--- START OF Information supplied ---

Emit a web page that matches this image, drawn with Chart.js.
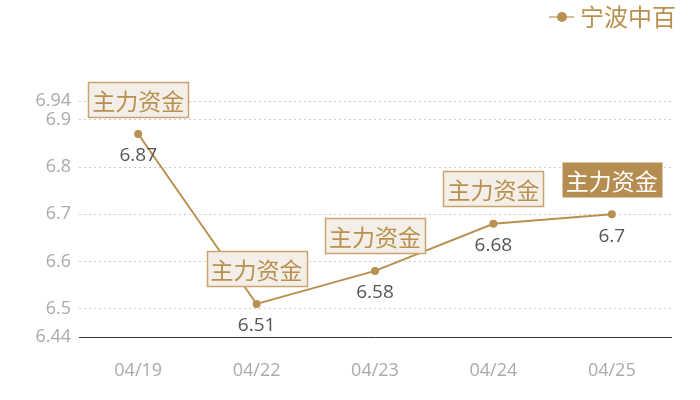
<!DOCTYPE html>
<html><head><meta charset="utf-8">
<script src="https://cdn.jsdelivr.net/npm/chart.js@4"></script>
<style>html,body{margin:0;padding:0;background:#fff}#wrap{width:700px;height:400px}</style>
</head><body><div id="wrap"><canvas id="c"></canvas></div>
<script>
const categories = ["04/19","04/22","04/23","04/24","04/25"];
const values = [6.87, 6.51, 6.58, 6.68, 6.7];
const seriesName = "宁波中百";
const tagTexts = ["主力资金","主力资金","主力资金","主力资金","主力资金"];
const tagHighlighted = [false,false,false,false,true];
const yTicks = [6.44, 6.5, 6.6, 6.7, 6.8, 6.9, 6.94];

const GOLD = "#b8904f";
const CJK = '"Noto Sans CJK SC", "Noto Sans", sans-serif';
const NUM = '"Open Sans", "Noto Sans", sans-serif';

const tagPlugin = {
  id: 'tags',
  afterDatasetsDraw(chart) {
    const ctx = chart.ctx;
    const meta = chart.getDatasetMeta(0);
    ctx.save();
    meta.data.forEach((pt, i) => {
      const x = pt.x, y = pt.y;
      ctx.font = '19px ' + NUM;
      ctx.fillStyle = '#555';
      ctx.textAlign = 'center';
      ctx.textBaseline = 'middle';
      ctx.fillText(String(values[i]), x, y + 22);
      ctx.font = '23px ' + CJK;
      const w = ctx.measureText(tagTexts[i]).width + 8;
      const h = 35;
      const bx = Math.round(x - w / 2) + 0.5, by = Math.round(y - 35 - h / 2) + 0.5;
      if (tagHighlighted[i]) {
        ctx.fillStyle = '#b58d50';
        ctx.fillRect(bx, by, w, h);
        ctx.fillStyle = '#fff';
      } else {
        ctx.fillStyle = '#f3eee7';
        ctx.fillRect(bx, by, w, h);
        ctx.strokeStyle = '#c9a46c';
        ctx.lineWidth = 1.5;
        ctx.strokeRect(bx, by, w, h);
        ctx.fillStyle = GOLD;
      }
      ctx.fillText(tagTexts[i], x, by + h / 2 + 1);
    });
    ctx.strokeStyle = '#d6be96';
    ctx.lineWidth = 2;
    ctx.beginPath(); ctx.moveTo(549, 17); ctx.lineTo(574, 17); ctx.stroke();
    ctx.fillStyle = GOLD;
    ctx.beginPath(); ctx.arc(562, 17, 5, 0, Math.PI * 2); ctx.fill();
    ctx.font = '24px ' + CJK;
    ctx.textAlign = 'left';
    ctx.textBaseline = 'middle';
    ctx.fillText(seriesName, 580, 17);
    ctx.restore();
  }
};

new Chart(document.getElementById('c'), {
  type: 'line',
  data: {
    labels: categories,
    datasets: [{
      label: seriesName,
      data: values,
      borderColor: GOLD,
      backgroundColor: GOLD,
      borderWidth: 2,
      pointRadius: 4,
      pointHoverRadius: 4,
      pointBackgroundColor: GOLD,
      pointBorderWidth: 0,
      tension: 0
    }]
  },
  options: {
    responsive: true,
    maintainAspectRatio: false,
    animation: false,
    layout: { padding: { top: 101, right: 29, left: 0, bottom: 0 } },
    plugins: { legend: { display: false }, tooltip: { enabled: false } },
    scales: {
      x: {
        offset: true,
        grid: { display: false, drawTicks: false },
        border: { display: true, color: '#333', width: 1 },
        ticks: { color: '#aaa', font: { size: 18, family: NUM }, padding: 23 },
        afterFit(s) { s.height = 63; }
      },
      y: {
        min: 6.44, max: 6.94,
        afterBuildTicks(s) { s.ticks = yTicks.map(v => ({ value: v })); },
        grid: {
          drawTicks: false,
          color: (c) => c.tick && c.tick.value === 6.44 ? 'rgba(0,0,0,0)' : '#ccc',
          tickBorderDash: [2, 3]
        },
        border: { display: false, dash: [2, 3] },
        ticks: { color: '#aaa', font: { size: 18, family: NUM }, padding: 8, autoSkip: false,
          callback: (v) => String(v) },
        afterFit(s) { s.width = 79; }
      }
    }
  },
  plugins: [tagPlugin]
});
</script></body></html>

--- END OF Information supplied ---

Work to do.
Give back every line exactly as it stands, pictures excluded.

Output for this exercise.
Emit a web page that matches this image, drawn with Chart.js.
<!DOCTYPE html>
<html><head><meta charset="utf-8">
<script src="https://cdn.jsdelivr.net/npm/chart.js@4"></script>
<style>html,body{margin:0;padding:0;background:#fff}#wrap{width:700px;height:400px}</style>
</head><body><div id="wrap"><canvas id="c"></canvas></div>
<script>
const categories = ["04/19","04/22","04/23","04/24","04/25"];
const values = [6.87, 6.51, 6.58, 6.68, 6.7];
const seriesName = "宁波中百";
const tagTexts = ["主力资金","主力资金","主力资金","主力资金","主力资金"];
const tagHighlighted = [false,false,false,false,true];
const yTicks = [6.44, 6.5, 6.6, 6.7, 6.8, 6.9, 6.94];

const GOLD = "#b8904f";
const CJK = '"Noto Sans CJK SC", "Noto Sans", sans-serif';
const NUM = '"Open Sans", "Noto Sans", sans-serif';

const tagPlugin = {
  id: 'tags',
  afterDatasetsDraw(chart) {
    const ctx = chart.ctx;
    const meta = chart.getDatasetMeta(0);
    ctx.save();
    meta.data.forEach((pt, i) => {
      const x = pt.x, y = pt.y;
      ctx.font = '19px ' + NUM;
      ctx.fillStyle = '#555';
      ctx.textAlign = 'center';
      ctx.textBaseline = 'middle';
      ctx.fillText(String(values[i]), x, y + 22);
      ctx.font = '23px ' + CJK;
      const w = ctx.measureText(tagTexts[i]).width + 8;
      const h = 35;
      const bx = Math.round(x - w / 2) + 0.5, by = Math.round(y - 35 - h / 2) + 0.5;
      if (tagHighlighted[i]) {
        ctx.fillStyle = '#b58d50';
        ctx.fillRect(bx, by, w, h);
        ctx.fillStyle = '#fff';
      } else {
        ctx.fillStyle = '#f3eee7';
        ctx.fillRect(bx, by, w, h);
        ctx.strokeStyle = '#c9a46c';
        ctx.lineWidth = 1.5;
        ctx.strokeRect(bx, by, w, h);
        ctx.fillStyle = GOLD;
      }
      ctx.fillText(tagTexts[i], x, by + h / 2 + 1);
    });
    ctx.strokeStyle = '#d6be96';
    ctx.lineWidth = 2;
    ctx.beginPath(); ctx.moveTo(549, 17); ctx.lineTo(574, 17); ctx.stroke();
    ctx.fillStyle = GOLD;
    ctx.beginPath(); ctx.arc(562, 17, 5, 0, Math.PI * 2); ctx.fill();
    ctx.font = '24px ' + CJK;
    ctx.textAlign = 'left';
    ctx.textBaseline = 'middle';
    ctx.fillText(seriesName, 580, 17);
    ctx.restore();
  }
};

new Chart(document.getElementById('c'), {
  type: 'line',
  data: {
    labels: categories,
    datasets: [{
      label: seriesName,
      data: values,
      borderColor: GOLD,
      backgroundColor: GOLD,
      borderWidth: 2,
      pointRadius: 4,
      pointHoverRadius: 4,
      pointBackgroundColor: GOLD,
      pointBorderWidth: 0,
      tension: 0
    }]
  },
  options: {
    responsive: true,
    maintainAspectRatio: false,
    animation: false,
    layout: { padding: { top: 101, right: 29, left: 0, bottom: 0 } },
    plugins: { legend: { display: false }, tooltip: { enabled: false } },
    scales: {
      x: {
        offset: true,
        grid: { display: false, drawTicks: false },
        border: { display: true, color: '#333', width: 1 },
        ticks: { color: '#aaa', font: { size: 18, family: NUM }, padding: 23 },
        afterFit(s) { s.height = 63; }
      },
      y: {
        min: 6.44, max: 6.94,
        afterBuildTicks(s) { s.ticks = yTicks.map(v => ({ value: v })); },
        grid: {
          drawTicks: false,
          color: (c) => c.tick && c.tick.value === 6.44 ? 'rgba(0,0,0,0)' : '#ccc',
          tickBorderDash: [2, 3]
        },
        border: { display: false, dash: [2, 3] },
        ticks: { color: '#aaa', font: { size: 18, family: NUM }, padding: 8, autoSkip: false,
          callback: (v) => String(v) },
        afterFit(s) { s.width = 79; }
      }
    }
  },
  plugins: [tagPlugin]
});
</script></body></html>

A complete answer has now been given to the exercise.